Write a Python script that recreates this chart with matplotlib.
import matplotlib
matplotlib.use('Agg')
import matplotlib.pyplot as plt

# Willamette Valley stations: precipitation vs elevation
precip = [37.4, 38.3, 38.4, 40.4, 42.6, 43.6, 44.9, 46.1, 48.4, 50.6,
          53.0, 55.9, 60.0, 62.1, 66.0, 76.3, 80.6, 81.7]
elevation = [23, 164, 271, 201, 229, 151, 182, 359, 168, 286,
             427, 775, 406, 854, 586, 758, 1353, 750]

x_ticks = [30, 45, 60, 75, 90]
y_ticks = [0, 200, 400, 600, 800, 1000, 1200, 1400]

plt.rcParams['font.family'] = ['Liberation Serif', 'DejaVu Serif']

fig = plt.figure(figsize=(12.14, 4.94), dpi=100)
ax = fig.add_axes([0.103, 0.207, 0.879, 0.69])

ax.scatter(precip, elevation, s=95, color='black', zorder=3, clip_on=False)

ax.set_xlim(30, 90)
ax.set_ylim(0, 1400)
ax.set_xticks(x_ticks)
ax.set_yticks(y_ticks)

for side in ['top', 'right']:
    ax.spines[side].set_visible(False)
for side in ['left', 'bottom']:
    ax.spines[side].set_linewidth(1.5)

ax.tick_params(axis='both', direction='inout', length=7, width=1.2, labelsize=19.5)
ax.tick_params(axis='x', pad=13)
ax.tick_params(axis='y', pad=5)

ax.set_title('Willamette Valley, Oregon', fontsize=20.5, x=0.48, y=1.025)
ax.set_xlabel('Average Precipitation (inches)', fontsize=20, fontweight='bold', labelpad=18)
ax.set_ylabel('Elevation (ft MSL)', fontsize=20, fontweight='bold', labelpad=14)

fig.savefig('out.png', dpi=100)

=======

[Aim of the task] Give the listing again, word for word.

[Full solution]
Write a Python script that recreates this chart with matplotlib.
import matplotlib
matplotlib.use('Agg')
import matplotlib.pyplot as plt

# Willamette Valley stations: precipitation vs elevation
precip = [37.4, 38.3, 38.4, 40.4, 42.6, 43.6, 44.9, 46.1, 48.4, 50.6,
          53.0, 55.9, 60.0, 62.1, 66.0, 76.3, 80.6, 81.7]
elevation = [23, 164, 271, 201, 229, 151, 182, 359, 168, 286,
             427, 775, 406, 854, 586, 758, 1353, 750]

x_ticks = [30, 45, 60, 75, 90]
y_ticks = [0, 200, 400, 600, 800, 1000, 1200, 1400]

plt.rcParams['font.family'] = ['Liberation Serif', 'DejaVu Serif']

fig = plt.figure(figsize=(12.14, 4.94), dpi=100)
ax = fig.add_axes([0.103, 0.207, 0.879, 0.69])

ax.scatter(precip, elevation, s=95, color='black', zorder=3, clip_on=False)

ax.set_xlim(30, 90)
ax.set_ylim(0, 1400)
ax.set_xticks(x_ticks)
ax.set_yticks(y_ticks)

for side in ['top', 'right']:
    ax.spines[side].set_visible(False)
for side in ['left', 'bottom']:
    ax.spines[side].set_linewidth(1.5)

ax.tick_params(axis='both', direction='inout', length=7, width=1.2, labelsize=19.5)
ax.tick_params(axis='x', pad=13)
ax.tick_params(axis='y', pad=5)

ax.set_title('Willamette Valley, Oregon', fontsize=20.5, x=0.48, y=1.025)
ax.set_xlabel('Average Precipitation (inches)', fontsize=20, fontweight='bold', labelpad=18)
ax.set_ylabel('Elevation (ft MSL)', fontsize=20, fontweight='bold', labelpad=14)

fig.savefig('out.png', dpi=100)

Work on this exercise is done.